Review: Dori Freeman Explores the Duality of Love on 'Every Single Star'
Since Dori Freeman cold-messaged singer and producer Teddy Thompson on Facebook in 2014, the pair have had a strong professional partnership that has produced two standout albums that have shone a well-earned spotlight on Freeman's smooth vocals and understated lyricism. Now Freeman and Thompson are back for the third act with Every Single Star, out now on Blue Hens Music.

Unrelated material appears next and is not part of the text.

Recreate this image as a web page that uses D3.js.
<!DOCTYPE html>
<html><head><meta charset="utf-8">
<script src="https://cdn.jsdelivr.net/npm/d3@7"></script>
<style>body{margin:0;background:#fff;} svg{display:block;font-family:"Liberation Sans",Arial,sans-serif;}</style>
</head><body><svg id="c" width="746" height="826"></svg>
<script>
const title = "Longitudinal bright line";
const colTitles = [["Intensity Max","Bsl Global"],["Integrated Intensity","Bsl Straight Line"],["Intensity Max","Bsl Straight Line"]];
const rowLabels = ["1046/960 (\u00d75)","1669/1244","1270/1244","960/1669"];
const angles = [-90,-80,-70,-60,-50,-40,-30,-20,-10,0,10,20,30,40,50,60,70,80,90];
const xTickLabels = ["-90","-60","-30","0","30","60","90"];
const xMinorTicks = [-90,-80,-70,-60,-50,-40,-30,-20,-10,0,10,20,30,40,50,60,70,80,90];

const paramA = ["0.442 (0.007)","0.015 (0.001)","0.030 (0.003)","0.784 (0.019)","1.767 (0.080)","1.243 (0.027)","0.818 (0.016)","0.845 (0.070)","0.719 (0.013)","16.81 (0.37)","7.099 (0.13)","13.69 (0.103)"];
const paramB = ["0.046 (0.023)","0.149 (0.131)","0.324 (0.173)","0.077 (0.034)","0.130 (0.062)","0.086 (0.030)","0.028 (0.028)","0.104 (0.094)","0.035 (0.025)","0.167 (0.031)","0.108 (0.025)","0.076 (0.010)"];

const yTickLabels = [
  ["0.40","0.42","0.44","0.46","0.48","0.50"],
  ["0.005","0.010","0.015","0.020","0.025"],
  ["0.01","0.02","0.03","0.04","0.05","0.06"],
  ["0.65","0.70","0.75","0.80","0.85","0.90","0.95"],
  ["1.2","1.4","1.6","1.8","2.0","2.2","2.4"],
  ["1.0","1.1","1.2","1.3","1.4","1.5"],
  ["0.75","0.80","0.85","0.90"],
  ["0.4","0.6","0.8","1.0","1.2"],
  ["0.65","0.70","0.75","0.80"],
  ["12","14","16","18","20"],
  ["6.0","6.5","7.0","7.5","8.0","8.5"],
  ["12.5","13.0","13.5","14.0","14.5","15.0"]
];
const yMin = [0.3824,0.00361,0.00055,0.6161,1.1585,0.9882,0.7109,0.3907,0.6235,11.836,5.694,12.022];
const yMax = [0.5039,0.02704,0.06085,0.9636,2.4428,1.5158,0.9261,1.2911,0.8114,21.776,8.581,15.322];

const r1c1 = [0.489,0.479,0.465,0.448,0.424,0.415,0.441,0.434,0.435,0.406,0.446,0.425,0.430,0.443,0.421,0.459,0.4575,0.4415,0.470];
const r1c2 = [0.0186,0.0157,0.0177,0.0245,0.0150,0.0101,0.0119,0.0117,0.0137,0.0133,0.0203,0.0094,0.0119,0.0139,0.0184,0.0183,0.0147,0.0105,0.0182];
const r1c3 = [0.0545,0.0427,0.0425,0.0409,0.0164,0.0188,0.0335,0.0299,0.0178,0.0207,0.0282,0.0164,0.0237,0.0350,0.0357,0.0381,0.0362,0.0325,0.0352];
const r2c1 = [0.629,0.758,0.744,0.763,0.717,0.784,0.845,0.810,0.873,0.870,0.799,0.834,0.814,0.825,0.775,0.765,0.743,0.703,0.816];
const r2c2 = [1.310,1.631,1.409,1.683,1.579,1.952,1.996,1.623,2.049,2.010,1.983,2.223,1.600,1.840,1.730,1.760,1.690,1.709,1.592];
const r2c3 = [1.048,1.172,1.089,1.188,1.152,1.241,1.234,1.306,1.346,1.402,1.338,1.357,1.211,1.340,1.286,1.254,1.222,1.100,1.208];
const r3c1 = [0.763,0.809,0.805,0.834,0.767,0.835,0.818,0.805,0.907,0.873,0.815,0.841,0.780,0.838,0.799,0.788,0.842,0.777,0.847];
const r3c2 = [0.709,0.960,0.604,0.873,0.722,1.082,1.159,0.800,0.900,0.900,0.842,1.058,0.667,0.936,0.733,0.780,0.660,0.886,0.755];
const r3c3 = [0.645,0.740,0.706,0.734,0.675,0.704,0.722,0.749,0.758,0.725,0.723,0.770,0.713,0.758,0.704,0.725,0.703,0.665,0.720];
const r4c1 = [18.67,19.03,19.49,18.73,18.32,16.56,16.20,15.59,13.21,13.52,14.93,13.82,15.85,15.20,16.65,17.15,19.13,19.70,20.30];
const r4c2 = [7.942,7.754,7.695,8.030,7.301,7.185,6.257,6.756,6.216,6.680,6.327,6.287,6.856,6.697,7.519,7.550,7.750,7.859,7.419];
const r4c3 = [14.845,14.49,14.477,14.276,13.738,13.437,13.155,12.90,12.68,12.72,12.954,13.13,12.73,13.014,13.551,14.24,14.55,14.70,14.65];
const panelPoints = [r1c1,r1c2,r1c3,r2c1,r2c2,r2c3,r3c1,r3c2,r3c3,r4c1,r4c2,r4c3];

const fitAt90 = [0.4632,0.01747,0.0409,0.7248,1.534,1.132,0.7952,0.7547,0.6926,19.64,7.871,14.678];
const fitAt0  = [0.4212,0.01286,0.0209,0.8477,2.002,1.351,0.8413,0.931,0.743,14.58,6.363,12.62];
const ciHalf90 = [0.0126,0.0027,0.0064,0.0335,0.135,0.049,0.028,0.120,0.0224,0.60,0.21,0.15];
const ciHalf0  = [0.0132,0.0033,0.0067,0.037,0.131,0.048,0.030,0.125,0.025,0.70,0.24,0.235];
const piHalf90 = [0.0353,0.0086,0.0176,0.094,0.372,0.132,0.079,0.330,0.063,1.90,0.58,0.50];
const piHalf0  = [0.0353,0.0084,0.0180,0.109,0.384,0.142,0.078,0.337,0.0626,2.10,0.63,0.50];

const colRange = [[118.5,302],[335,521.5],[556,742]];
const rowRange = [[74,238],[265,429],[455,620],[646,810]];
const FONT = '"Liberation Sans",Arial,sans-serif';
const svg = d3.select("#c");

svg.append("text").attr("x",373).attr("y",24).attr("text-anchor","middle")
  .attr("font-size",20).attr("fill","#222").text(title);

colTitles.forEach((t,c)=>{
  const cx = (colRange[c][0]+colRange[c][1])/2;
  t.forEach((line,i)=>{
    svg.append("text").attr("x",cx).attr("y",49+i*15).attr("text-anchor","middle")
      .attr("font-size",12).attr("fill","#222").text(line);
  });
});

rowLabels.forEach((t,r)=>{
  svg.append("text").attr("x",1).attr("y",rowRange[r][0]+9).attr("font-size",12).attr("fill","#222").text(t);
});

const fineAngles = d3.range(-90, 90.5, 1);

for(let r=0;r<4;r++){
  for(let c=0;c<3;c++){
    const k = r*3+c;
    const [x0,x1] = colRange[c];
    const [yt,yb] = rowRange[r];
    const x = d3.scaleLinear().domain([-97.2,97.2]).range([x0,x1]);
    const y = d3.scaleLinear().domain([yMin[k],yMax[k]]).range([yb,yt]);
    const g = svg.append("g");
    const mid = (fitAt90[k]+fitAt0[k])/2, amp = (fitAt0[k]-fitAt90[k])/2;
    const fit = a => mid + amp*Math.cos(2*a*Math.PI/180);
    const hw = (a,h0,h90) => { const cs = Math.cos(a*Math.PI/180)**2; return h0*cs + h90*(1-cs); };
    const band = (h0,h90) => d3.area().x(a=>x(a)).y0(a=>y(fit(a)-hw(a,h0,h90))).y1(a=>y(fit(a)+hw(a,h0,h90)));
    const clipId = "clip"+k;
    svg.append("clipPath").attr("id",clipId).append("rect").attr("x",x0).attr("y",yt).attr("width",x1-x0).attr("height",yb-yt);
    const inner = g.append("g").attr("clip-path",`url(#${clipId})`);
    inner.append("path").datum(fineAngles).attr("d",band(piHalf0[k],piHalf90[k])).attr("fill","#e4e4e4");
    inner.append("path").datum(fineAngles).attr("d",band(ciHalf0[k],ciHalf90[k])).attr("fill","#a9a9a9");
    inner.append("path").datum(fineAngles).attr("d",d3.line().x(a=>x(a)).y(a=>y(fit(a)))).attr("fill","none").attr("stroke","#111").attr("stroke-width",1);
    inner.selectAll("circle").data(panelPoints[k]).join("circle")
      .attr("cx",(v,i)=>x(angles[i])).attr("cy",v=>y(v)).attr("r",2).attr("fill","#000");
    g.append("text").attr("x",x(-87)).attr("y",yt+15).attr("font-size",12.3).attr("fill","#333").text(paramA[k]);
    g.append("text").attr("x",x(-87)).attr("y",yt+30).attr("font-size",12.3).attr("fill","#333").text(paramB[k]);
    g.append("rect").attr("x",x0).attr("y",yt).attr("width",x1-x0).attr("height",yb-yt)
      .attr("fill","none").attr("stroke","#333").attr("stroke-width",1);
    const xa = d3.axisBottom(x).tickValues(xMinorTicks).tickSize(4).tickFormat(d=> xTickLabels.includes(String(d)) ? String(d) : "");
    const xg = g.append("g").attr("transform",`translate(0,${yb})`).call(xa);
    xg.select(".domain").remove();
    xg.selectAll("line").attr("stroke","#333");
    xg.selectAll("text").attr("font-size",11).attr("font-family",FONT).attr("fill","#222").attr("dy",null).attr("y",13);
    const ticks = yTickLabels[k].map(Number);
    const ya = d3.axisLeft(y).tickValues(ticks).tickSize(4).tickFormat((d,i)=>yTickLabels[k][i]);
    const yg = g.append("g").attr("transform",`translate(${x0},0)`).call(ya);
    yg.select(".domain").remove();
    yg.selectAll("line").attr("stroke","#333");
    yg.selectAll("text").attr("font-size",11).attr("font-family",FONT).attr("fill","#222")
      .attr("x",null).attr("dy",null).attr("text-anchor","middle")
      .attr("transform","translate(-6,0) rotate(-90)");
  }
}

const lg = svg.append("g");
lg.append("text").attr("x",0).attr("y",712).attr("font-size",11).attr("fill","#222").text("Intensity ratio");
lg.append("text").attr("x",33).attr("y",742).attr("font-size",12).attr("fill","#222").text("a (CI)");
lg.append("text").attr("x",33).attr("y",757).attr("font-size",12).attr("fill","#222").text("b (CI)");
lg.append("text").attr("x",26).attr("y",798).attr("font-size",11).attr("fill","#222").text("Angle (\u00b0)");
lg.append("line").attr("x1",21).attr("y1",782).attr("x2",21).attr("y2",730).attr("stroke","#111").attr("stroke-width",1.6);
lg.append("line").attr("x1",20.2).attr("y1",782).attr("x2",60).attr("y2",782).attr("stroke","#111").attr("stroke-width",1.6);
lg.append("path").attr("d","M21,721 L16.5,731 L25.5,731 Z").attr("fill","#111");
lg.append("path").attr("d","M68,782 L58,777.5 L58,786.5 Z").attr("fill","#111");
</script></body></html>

Freeman's first two albums, especially her self-titled debut, were written in the wake of a failed relationship and the bitterness and hurt that were natural fallout permeated every nook and cranny of her songs. Every Single Star finds Freeman happily married (to her drummer, Nick Falk) and raising a daughter. But that doesn't mean Freeman's songs have magically transformed into rainbows and puppies. Instead, there's an interesting duality present throughout. “Lie There” is an almost tentative love song about a partner struggling with depression and the narrator's desire to balm the wounds with affection, but hesitating with a fear of baring her soul too much.
Contrasting that is “Go On”, a kiss-off song that comes closest to capturing the bitterness of those first two albums. But Freeman is no jilted lover here. Instead she is a protective mother, definitively accepting the loss of the relationship but angrily taunting him over the lack of a relationship with his son. “And when he's older, do you think he will be blind, to all the memories and pictures in his mind”, she sings. It's as close to a raw vocal performance as Every Single Star gets, deviating slightly from Freeman's smooth delivery to reveal a chink in her armor.
Motherhood as a traveling musician is also a topic that gets a “both sides of the coin” treatment. The up tempo “Like I Do” is a straightforward declaration of unconditional love toward her daughter. “Til I had a little baby, I never knew that I could love someone like I love you.” It's a sweet song, full of wonder at the small thing that suddenly become special because they're filled with the most important person in her world.
The flip side of “Like I Do” is album closer and one of the Every Single Star standouts, “I'll Be Coming Home.” Music is littered with songs about the toll touring takes on romantic relationships (Kiss' “Beth”, Lynyrd Skynyrd's “Coming Home”) but there are a lot less about the milestones missed in a small child's life. “I feel the tension on the tether, tying me to you” Freeman sings to her daughter. But she also acknowledges the pull of performing, “Still, a living must be made on a microphone.”
Strangely, the album's other standout track is also at the end of the album, “2 Step.” This one finds Thompson stepping out of the producer's booth to record a retro-style duet with Freeman. For this song, Thompson puts on his best Bakersfield drawl to counterpoint Freeman's '60s country sweetness. “2 Step” not only refers to a literal dance, but is also indicative of the flirtatiously cautious back and forth between the two lovers, Thompson as the pursuer wooing a hesitant Freeman, who hints at being left “waiting by the telephone” by this man before, while also resigning to the mutual attraction that pulls her back in.
There's a lot to recommend on Every Single Star. Freeman has acknowledged in interviews that she listened to a lot of Linda Ronstadt before recording the album and it shows here, although the voice I hear most prominently while listening to Every Single Star is that of Karen Carpenter, if Carpenter had grown up steeped in Blue Ridge Mountain tradition. There's a soft almost whisper in Freeman's deliver that gives her the kind of vulnerability that made Carpenters songs like “Close to You” work. While all of Freeman's albums have been solid, this is the one that feels like she is most comfortable in her skin, fitting her traditional background, '60s croon, and Thompson's production together like a puzzle to deliver a picture that is so much more than its pieces.